## BEGIN
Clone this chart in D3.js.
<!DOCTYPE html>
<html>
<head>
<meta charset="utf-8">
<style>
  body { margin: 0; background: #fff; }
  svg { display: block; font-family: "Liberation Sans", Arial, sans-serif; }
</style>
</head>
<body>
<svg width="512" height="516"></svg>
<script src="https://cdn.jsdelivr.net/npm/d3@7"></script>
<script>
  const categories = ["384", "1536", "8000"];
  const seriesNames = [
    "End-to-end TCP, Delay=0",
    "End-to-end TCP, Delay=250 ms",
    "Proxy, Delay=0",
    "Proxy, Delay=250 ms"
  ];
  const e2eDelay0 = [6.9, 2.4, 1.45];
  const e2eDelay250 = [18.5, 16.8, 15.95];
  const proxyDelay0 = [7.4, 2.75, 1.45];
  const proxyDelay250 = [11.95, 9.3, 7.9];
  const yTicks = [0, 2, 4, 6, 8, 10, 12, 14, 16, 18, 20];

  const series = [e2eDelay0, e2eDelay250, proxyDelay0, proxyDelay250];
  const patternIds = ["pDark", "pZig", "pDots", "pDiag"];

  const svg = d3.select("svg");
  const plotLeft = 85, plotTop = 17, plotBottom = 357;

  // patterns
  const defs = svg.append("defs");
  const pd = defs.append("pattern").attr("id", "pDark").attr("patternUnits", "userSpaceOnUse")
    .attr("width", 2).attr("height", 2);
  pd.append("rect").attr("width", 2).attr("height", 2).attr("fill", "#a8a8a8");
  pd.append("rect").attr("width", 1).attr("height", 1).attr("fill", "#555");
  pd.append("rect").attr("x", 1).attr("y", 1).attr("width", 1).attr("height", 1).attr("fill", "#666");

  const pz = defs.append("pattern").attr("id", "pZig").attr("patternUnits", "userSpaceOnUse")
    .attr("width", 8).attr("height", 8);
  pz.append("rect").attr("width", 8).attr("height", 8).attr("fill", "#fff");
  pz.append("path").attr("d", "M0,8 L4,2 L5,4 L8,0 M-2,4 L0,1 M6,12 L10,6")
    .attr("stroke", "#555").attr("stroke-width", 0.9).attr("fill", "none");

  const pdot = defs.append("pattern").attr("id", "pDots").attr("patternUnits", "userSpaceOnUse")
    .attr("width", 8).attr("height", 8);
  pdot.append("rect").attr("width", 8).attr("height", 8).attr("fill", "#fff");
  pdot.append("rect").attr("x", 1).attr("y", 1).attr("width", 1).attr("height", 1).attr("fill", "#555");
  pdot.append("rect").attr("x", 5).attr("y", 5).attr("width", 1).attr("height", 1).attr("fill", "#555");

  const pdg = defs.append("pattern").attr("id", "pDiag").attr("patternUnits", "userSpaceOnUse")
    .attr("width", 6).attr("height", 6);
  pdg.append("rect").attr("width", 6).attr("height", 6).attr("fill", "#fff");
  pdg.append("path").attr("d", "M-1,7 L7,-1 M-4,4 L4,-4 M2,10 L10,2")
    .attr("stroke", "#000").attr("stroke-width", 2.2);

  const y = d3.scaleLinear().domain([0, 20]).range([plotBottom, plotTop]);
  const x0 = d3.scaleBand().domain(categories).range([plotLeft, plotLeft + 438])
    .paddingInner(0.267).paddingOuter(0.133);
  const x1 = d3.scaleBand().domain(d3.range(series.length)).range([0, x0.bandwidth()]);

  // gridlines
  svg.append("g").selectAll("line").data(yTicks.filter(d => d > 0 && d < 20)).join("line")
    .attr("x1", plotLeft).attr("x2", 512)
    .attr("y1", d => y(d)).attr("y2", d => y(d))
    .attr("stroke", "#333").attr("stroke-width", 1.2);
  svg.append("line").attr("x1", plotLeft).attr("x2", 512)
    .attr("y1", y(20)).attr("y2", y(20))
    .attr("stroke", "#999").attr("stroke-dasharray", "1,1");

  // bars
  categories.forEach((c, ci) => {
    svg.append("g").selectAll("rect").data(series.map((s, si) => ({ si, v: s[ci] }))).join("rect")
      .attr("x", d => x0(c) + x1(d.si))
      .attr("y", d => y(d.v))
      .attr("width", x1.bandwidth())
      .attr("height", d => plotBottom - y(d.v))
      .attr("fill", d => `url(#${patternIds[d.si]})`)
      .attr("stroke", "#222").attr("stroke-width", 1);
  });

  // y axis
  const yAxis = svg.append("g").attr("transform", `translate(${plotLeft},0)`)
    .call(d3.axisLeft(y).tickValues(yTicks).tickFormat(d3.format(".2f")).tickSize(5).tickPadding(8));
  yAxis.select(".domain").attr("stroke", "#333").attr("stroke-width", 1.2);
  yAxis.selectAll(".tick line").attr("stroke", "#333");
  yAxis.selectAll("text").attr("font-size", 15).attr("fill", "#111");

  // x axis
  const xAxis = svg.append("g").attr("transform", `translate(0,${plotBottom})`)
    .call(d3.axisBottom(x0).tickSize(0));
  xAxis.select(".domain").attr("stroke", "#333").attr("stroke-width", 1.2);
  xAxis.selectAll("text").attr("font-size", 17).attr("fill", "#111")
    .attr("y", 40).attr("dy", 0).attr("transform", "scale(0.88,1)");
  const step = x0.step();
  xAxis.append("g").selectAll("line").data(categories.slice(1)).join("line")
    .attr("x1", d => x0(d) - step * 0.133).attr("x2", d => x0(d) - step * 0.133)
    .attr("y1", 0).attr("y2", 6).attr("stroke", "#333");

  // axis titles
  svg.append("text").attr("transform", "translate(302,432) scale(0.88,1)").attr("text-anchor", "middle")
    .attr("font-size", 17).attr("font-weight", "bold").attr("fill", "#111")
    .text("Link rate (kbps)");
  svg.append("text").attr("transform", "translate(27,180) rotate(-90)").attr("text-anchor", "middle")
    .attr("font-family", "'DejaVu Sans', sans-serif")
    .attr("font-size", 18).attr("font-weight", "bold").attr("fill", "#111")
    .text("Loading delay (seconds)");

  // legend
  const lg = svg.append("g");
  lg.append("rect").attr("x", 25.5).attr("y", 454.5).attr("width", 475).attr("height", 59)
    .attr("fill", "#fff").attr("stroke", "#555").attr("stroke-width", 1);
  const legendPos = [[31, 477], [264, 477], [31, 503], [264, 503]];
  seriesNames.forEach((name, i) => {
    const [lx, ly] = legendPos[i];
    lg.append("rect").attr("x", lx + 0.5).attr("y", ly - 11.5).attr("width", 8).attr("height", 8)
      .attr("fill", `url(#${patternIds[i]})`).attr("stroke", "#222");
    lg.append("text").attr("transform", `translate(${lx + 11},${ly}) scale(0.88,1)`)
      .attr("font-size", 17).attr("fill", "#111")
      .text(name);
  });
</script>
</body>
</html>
## END
Stated goal | Output the listing above without altering a single character.

Result of the exercise |
Clone this chart in D3.js.
<!DOCTYPE html>
<html>
<head>
<meta charset="utf-8">
<style>
  body { margin: 0; background: #fff; }
  svg { display: block; font-family: "Liberation Sans", Arial, sans-serif; }
</style>
</head>
<body>
<svg width="512" height="516"></svg>
<script src="https://cdn.jsdelivr.net/npm/d3@7"></script>
<script>
  const categories = ["384", "1536", "8000"];
  const seriesNames = [
    "End-to-end TCP, Delay=0",
    "End-to-end TCP, Delay=250 ms",
    "Proxy, Delay=0",
    "Proxy, Delay=250 ms"
  ];
  const e2eDelay0 = [6.9, 2.4, 1.45];
  const e2eDelay250 = [18.5, 16.8, 15.95];
  const proxyDelay0 = [7.4, 2.75, 1.45];
  const proxyDelay250 = [11.95, 9.3, 7.9];
  const yTicks = [0, 2, 4, 6, 8, 10, 12, 14, 16, 18, 20];

  const series = [e2eDelay0, e2eDelay250, proxyDelay0, proxyDelay250];
  const patternIds = ["pDark", "pZig", "pDots", "pDiag"];

  const svg = d3.select("svg");
  const plotLeft = 85, plotTop = 17, plotBottom = 357;

  // patterns
  const defs = svg.append("defs");
  const pd = defs.append("pattern").attr("id", "pDark").attr("patternUnits", "userSpaceOnUse")
    .attr("width", 2).attr("height", 2);
  pd.append("rect").attr("width", 2).attr("height", 2).attr("fill", "#a8a8a8");
  pd.append("rect").attr("width", 1).attr("height", 1).attr("fill", "#555");
  pd.append("rect").attr("x", 1).attr("y", 1).attr("width", 1).attr("height", 1).attr("fill", "#666");

  const pz = defs.append("pattern").attr("id", "pZig").attr("patternUnits", "userSpaceOnUse")
    .attr("width", 8).attr("height", 8);
  pz.append("rect").attr("width", 8).attr("height", 8).attr("fill", "#fff");
  pz.append("path").attr("d", "M0,8 L4,2 L5,4 L8,0 M-2,4 L0,1 M6,12 L10,6")
    .attr("stroke", "#555").attr("stroke-width", 0.9).attr("fill", "none");

  const pdot = defs.append("pattern").attr("id", "pDots").attr("patternUnits", "userSpaceOnUse")
    .attr("width", 8).attr("height", 8);
  pdot.append("rect").attr("width", 8).attr("height", 8).attr("fill", "#fff");
  pdot.append("rect").attr("x", 1).attr("y", 1).attr("width", 1).attr("height", 1).attr("fill", "#555");
  pdot.append("rect").attr("x", 5).attr("y", 5).attr("width", 1).attr("height", 1).attr("fill", "#555");

  const pdg = defs.append("pattern").attr("id", "pDiag").attr("patternUnits", "userSpaceOnUse")
    .attr("width", 6).attr("height", 6);
  pdg.append("rect").attr("width", 6).attr("height", 6).attr("fill", "#fff");
  pdg.append("path").attr("d", "M-1,7 L7,-1 M-4,4 L4,-4 M2,10 L10,2")
    .attr("stroke", "#000").attr("stroke-width", 2.2);

  const y = d3.scaleLinear().domain([0, 20]).range([plotBottom, plotTop]);
  const x0 = d3.scaleBand().domain(categories).range([plotLeft, plotLeft + 438])
    .paddingInner(0.267).paddingOuter(0.133);
  const x1 = d3.scaleBand().domain(d3.range(series.length)).range([0, x0.bandwidth()]);

  // gridlines
  svg.append("g").selectAll("line").data(yTicks.filter(d => d > 0 && d < 20)).join("line")
    .attr("x1", plotLeft).attr("x2", 512)
    .attr("y1", d => y(d)).attr("y2", d => y(d))
    .attr("stroke", "#333").attr("stroke-width", 1.2);
  svg.append("line").attr("x1", plotLeft).attr("x2", 512)
    .attr("y1", y(20)).attr("y2", y(20))
    .attr("stroke", "#999").attr("stroke-dasharray", "1,1");

  // bars
  categories.forEach((c, ci) => {
    svg.append("g").selectAll("rect").data(series.map((s, si) => ({ si, v: s[ci] }))).join("rect")
      .attr("x", d => x0(c) + x1(d.si))
      .attr("y", d => y(d.v))
      .attr("width", x1.bandwidth())
      .attr("height", d => plotBottom - y(d.v))
      .attr("fill", d => `url(#${patternIds[d.si]})`)
      .attr("stroke", "#222").attr("stroke-width", 1);
  });

  // y axis
  const yAxis = svg.append("g").attr("transform", `translate(${plotLeft},0)`)
    .call(d3.axisLeft(y).tickValues(yTicks).tickFormat(d3.format(".2f")).tickSize(5).tickPadding(8));
  yAxis.select(".domain").attr("stroke", "#333").attr("stroke-width", 1.2);
  yAxis.selectAll(".tick line").attr("stroke", "#333");
  yAxis.selectAll("text").attr("font-size", 15).attr("fill", "#111");

  // x axis
  const xAxis = svg.append("g").attr("transform", `translate(0,${plotBottom})`)
    .call(d3.axisBottom(x0).tickSize(0));
  xAxis.select(".domain").attr("stroke", "#333").attr("stroke-width", 1.2);
  xAxis.selectAll("text").attr("font-size", 17).attr("fill", "#111")
    .attr("y", 40).attr("dy", 0).attr("transform", "scale(0.88,1)");
  const step = x0.step();
  xAxis.append("g").selectAll("line").data(categories.slice(1)).join("line")
    .attr("x1", d => x0(d) - step * 0.133).attr("x2", d => x0(d) - step * 0.133)
    .attr("y1", 0).attr("y2", 6).attr("stroke", "#333");

  // axis titles
  svg.append("text").attr("transform", "translate(302,432) scale(0.88,1)").attr("text-anchor", "middle")
    .attr("font-size", 17).attr("font-weight", "bold").attr("fill", "#111")
    .text("Link rate (kbps)");
  svg.append("text").attr("transform", "translate(27,180) rotate(-90)").attr("text-anchor", "middle")
    .attr("font-family", "'DejaVu Sans', sans-serif")
    .attr("font-size", 18).attr("font-weight", "bold").attr("fill", "#111")
    .text("Loading delay (seconds)");

  // legend
  const lg = svg.append("g");
  lg.append("rect").attr("x", 25.5).attr("y", 454.5).attr("width", 475).attr("height", 59)
    .attr("fill", "#fff").attr("stroke", "#555").attr("stroke-width", 1);
  const legendPos = [[31, 477], [264, 477], [31, 503], [264, 503]];
  seriesNames.forEach((name, i) => {
    const [lx, ly] = legendPos[i];
    lg.append("rect").attr("x", lx + 0.5).attr("y", ly - 11.5).attr("width", 8).attr("height", 8)
      .attr("fill", `url(#${patternIds[i]})`).attr("stroke", "#222");
    lg.append("text").attr("transform", `translate(${lx + 11},${ly}) scale(0.88,1)`)
      .attr("font-size", 17).attr("fill", "#111")
      .text(name);
  });
</script>
</body>
</html>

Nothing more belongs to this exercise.